Nguyen Lab

At the Nguyen Lab, we are driven to discover new ways to promote functional kidney repair and prevent the progression of chronic kidney disease. The kidney can be damaged by disease as well as common events such as infection, surgery, and medication. When injured, its ability to fully recover is compromised, often leading to progressive and irreversible chronic kidney disease. While current treatments can slow this decline, there are no therapies that can repair damaged tissue, highlighting the urgent need for new insights.

Our research decodes the complex interplay between genetics and epigenetics in the kidney’s response to injury and disease. By understanding the regulatory elements and gene expression pathways involved, we aim to redirect the cellular response away from scarring and toward tissue regeneration. We conduct this work by combining findings from both basic and translational research. We study animal models that have the remarkable ability to regenerate tissue after injury, and we apply these insights to human genetics, with the goal of identifying mechanisms for functional repair.

Our collaborative work unites clinicians and scientists, translating our genetic discoveries into tangible solutions for patients. This effort is deeply integrated with my mission as the co-director of the Kidney Genetics Clinic at Seattle Children's, where we are dedicated to improving care by expanding genetic diagnoses with equitable access, comprehensive education, and advanced research.  

Explore Our Research

Epigenetic Regulation of Kidney Regeneration

The progression of kidney injury to chronic kidney disease is an irreversible process, placing an immense burden on patients and the healthcare system. With no treatments available to reverse a scarred, or fibrotic, kidney, our research focuses on identifying mechanisms that could promote kidney regeneration, offering a new path forward for this significant health challenge.

My long-term goal is to identify mechanisms that redirect the outcomes of kidney injury away from fibrosis towards repair. Therapies targeting regeneration of kidney tissue will greatly impact the 35 million individuals in the United States living with chronic kidney disease.

We have found that epigenetic control of gene expression directs the outcomes after kidney injury.
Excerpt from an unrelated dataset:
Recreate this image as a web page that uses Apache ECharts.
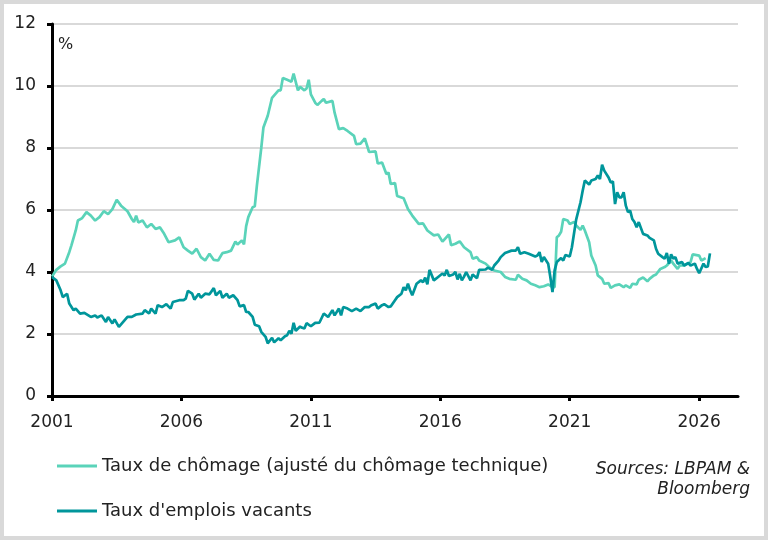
<!DOCTYPE html>
<html>
<head>
<meta charset="utf-8">
<script src="https://cdn.jsdelivr.net/npm/echarts@6/dist/echarts.min.js"></script>
<style>
  html, body { margin: 0; padding: 0; background: #fff; }
  #chart { width: 768px; height: 540px; }
</style>
</head>
<body>
<div id="chart"></div>
<script>
// mois depuis janvier 2001, valeur en %
var chomage = [
  [0,3.85],[2,4.07],[4,4.18],[6,4.27],[8,4.64],[9,4.86],[11,5.34],[12,5.66],[14,5.74],[16,5.93],
  [18,5.82],[20,5.66],[22,5.77],[24,5.96],[26,5.87],[28,6.03],[30,6.33],[32,6.14],[35,5.96],[37,5.71],
  [38,5.61],[39,5.82],[40,5.6],[42,5.66],[44,5.44],[46,5.55],[48,5.39],[50,5.44],[52,5.23],[54,4.96],
  [57,5.02],[59,5.12],[61,4.8],[63,4.69],[65,4.59],[67,4.75],[69,4.48],[71,4.37],[73,4.59],[75,4.39],
  [77,4.37],[79,4.61],[81,4.64],[83,4.69],[85,4.98],[86,4.89],[88,5.02],[89,4.89],[90,5.48],[91,5.77],
  [93,6.09],[94,6.12],[95,6.8],[96,7.4],[97,8.0],[98,8.66],[100,9.04],[102,9.62],[103,9.7],[105,9.86],
  [106,9.86],[107,10.26],[109,10.2],[111,10.14],[112,10.4],[114,9.86],[115,9.97],[117,9.86],[118,9.92],[119,10.2],
  [120,9.73],[122,9.46],[123,9.39],[125,9.52],[126,9.58],[127,9.46],[130,9.52],[131,9.14],[133,8.61],[135,8.64],
  [137,8.55],[140,8.39],[141,8.12],[143,8.14],[145,8.31],[147,7.87],[150,7.89],[151,7.5],[153,7.53],[155,7.16],
  [156,7.21],[157,6.84],[159,6.87],[160,6.45],[163,6.38],[165,6.03],[167,5.82],[170,5.55],[172,5.57],[174,5.34],
  [177,5.18],[179,5.21],[181,4.98],[184,5.21],[185,4.86],[187,4.91],[189,4.99],[191,4.8],[194,4.64],[195,4.43],
  [197,4.48],[198,4.37],[201,4.27],[203,4.14],[205,4.05],[208,4.0],[210,3.84],[212,3.78],[215,3.75],[216,3.91],
  [218,3.78],[220,3.73],[222,3.62],[224,3.57],[226,3.51],[228,3.54],[230,3.6],[232,3.51],[233,3.51],[234,5.12],
  [235,5.18],[236,5.3],[237,5.71],[239,5.66],[240,5.55],[242,5.61],[243,5.5],[245,5.36],[246,5.5],[247,5.34],
  [249,4.96],[250,4.53],[252,4.21],[253,3.89],[255,3.78],[256,3.62],[258,3.64],[259,3.49],[261,3.57],[263,3.6],
  [265,3.51],[266,3.57],[268,3.49],[269,3.62],[271,3.6],[272,3.75],[274,3.82],[276,3.7],[277,3.78],[279,3.89],
  [280,3.92],[282,4.1],[284,4.16],[285,4.21],[287,4.37],[288,4.27],[290,4.1],[291,4.21],[293,4.21],[296,4.32],
  [297,4.57],[300,4.53],[301,4.37],[303,4.45]
];

var vacants = [
  [0,3.84],[2,3.73],[4,3.41],[5,3.19],[7,3.3],[8,2.98],[10,2.77],[11,2.82],[13,2.66],[15,2.68],
  [18,2.55],[20,2.6],[21,2.53],[23,2.6],[25,2.39],[26,2.55],[28,2.34],[29,2.47],[31,2.23],[33,2.39],
  [35,2.55],[37,2.55],[39,2.63],[42,2.66],[43,2.77],[45,2.66],[46,2.82],[48,2.66],[49,2.93],[51,2.87],
  [53,2.96],[55,2.82],[56,3.03],[59,3.09],[61,3.09],[62,3.14],[63,3.39],[65,3.3],[66,3.11],[68,3.3],
  [69,3.17],[71,3.3],[73,3.28],[75,3.48],[76,3.25],[78,3.39],[79,3.17],[81,3.3],[82,3.17],[84,3.25],
  [86,3.09],[87,2.89],[89,2.93],[90,2.71],[91,2.71],[93,2.55],[94,2.3],[96,2.25],[97,2.07],[99,1.91],
  [100,1.7],[102,1.88],[103,1.73],[105,1.86],[106,1.8],[108,1.93],[109,1.96],[110,2.1],[111,2.01],[112,2.36],
  [113,2.1],[115,2.24],[116,2.2],[117,2.18],[118,2.35],[120,2.25],[122,2.36],[124,2.37],[126,2.66],[128,2.55],
  [130,2.77],[131,2.6],[133,2.82],[134,2.6],[135,2.87],[137,2.82],[139,2.74],[141,2.82],[143,2.74],[145,2.87],
  [147,2.87],[148,2.93],[150,2.98],[151,2.82],[153,2.93],[154,2.96],[156,2.87],[157,2.89],[159,3.09],[160,3.19],
  [162,3.3],[163,3.51],[164,3.41],[165,3.62],[166,3.41],[167,3.25],[169,3.62],[171,3.73],[172,3.67],[173,3.82],
  [174,3.6],[175,4.07],[177,3.73],[179,3.84],[181,3.95],[182,3.89],[183,4.07],[184,3.87],[186,3.92],[187,4.0],
  [188,3.76],[189,3.94],[190,3.73],[191,3.85],[192,4.0],[194,3.73],[195,3.92],[197,3.8],[198,4.07],[201,4.08],
  [202,4.14],[204,4.07],[205,4.21],[207,4.37],[208,4.48],[210,4.61],[211,4.64],[213,4.69],[215,4.69],[216,4.8],
  [217,4.59],[219,4.64],[221,4.59],[224,4.5],[225,4.53],[226,4.64],[227,4.32],[228,4.48],[230,4.27],[231,3.84],
  [232,3.35],[233,4.05],[234,4.32],[236,4.45],[237,4.37],[238,4.55],[240,4.5],[241,4.8],[243,5.7],[245,6.25],
  [246,6.62],[247,6.95],[249,6.82],[250,6.95],[252,7.0],[253,7.11],[254,7.0],[255,7.46],[256,7.27],[258,7.05],
  [259,6.89],[260,6.92],[261,6.19],[262,6.57],[263,6.41],[264,6.41],[265,6.57],[266,6.14],[267,5.93],[268,5.98],
  [269,5.71],[270,5.61],[271,5.44],[272,5.61],[274,5.23],[276,5.18],[277,5.1],[279,5.02],[280,4.75],[281,4.59],
  [283,4.48],[284,4.43],[285,4.61],[286,4.27],[287,4.57],[288,4.43],[289,4.48],[290,4.27],[292,4.32],[293,4.21],
  [295,4.29],[296,4.21],[298,4.27],[299,4.1],[300,3.96],[302,4.27],[303,4.16],[304,4.18],[305,4.6]
];

var yearTicks = [2001, 2006, 2011, 2016, 2021, 2026];
var seriesNames = ['Taux de chômage (ajusté du chômage technique)', "Taux d'emplois vacants"];
var colors = ['#5ad3b9', '#00969b'];

var FONT = 'DejaVu Sans';

function toYears(arr) {
  return arr.map(function (p) { return [2001 + p[0] / 12, p[1]]; });
}

var chart = echarts.init(document.getElementById('chart'));

var option = {
  backgroundColor: '#fff',
  animation: false,
  textStyle: { fontFamily: FONT },
  grid: { left: 52, right: 30, top: 24, bottom: 144 },
  xAxis: {
    type: 'value',
    min: 2001,
    max: 2027.5,
    axisLine: { lineStyle: { color: '#000', width: 3 } },
    axisTick: { customValues: yearTicks, length: 5, lineStyle: { color: '#000', width: 3 } },
    axisLabel: {
      customValues: yearTicks,
      margin: 18,
      color: '#222',
      fontSize: 17,
      fontFamily: FONT,
      formatter: function (v) { return String(v); }
    },
    splitLine: { show: false }
  },
  yAxis: {
    type: 'value',
    min: 0,
    max: 12,
    interval: 2,
    axisLine: { show: true, lineStyle: { color: '#000', width: 3 } },
    axisTick: { show: true, length: 5, lineStyle: { color: '#000', width: 3 } },
    axisLabel: { margin: 16, color: '#222', fontSize: 17, fontFamily: FONT },
    splitLine: { lineStyle: { color: '#d9d9d9', width: 2 } }
  },
  legend: {
    orient: 'vertical',
    left: 57,
    top: 457,
    padding: 0,
    itemGap: 27,
    itemWidth: 40,
    itemHeight: 3,
    icon: 'rect',
    textStyle: { color: '#222', fontSize: 18, fontFamily: FONT, padding: [0, 0, 0, 0] },
    data: seriesNames
  },
  graphic: [
    {
      type: 'rect',
      silent: true,
      shape: { x: 0, y: 0, width: 768, height: 540 },
      style: { fill: 'none', stroke: '#d9d9d9', lineWidth: 8 }
    },
    {
      type: 'text',
      left: 58,
      top: 37,
      style: { text: '%', fill: '#222', font: '16px "' + FONT + '"' }
    },
    {
      type: 'text',
      x: 750,
      y: 460,
      style: {
        text: 'Sources: LBPAM &\nBloomberg',
        fill: '#222',
        align: 'right',
        verticalAlign: 'top',
        lineHeight: 20,
        font: 'italic 17px "' + FONT + '"'
      }
    }
  ],
  series: [
    {
      name: seriesNames[0],
      type: 'line',
      data: toYears(chomage),
      showSymbol: false,
      symbol: 'none',
      lineStyle: { color: colors[0], width: 2.7 },
      itemStyle: { color: colors[0] }
    },
    {
      name: seriesNames[1],
      type: 'line',
      data: toYears(vacants),
      showSymbol: false,
      symbol: 'none',
      lineStyle: { color: colors[1], width: 2.7 },
      itemStyle: { color: colors[1] }
    }
  ]
};

chart.setOption(option);
</script>
</body>
</html>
A major focus of our investigation is on nucleosomes, which are complexes that wrap DNA and control which genes can be accessed and expressed. This regulation is governed by modifications to the histone proteins that make up the nucleosomes. Histone modifications play a critical role in dynamic cellular processes like development and disease.

Our research aims to understand how histone modifications activate unique gene regulatory networks to drive kidney repair following injury. By understanding how these pathways are epigenetically regulated, we hope to provide insights into how kidney regeneration can be activated in humans, ultimately leading to therapeutic strategies that can redirect kidney injury toward the repair of functional tissue.

Advancing Genetic Diagnosis in ADPKD

In collaboration with Drs. Alex Keefe and Danny Miller, we are pioneering a novel approach to detect "hidden" genetic variants in cystic kidney disease, specifically Autosomal Dominant Polycystic Kidney Disease (ADPKD).

Despite ADPKD being the most common inherited kidney disease, standard genetic testing often fails to identify the molecular cause in a significant number of patients. This is due to the large, complex nature of genes like PKD1 and PKD2, which are characterized by high GC content, homologous pseudogenes, and the potential for somatic mosaicism.

Our research proposes to overcome these challenges by combining Long-Read Sequencing (LRS) with DNA extracted from urine. LRS is an emerging technology capable of reading DNA molecules thousands of bases long, making it uniquely suited for detecting structural variants and analyzing the complex genomic regions often missed by current short-read methods. The use of urine, which contains DNA from kidney cells, offers a unique, non-invasive "liquid biopsy" to obtain tissue-specific genetic information.

This innovative approach is expected to significantly increase the diagnostic rate for cystic kidney disease and reduce barriers to testing. If LRS can accurately detect genetic variants from a simple urine sample, this could establish a new gold standard for obtaining tissue-specific genetic information from individuals with kidney disease, ultimately leading to improved patient outcomes.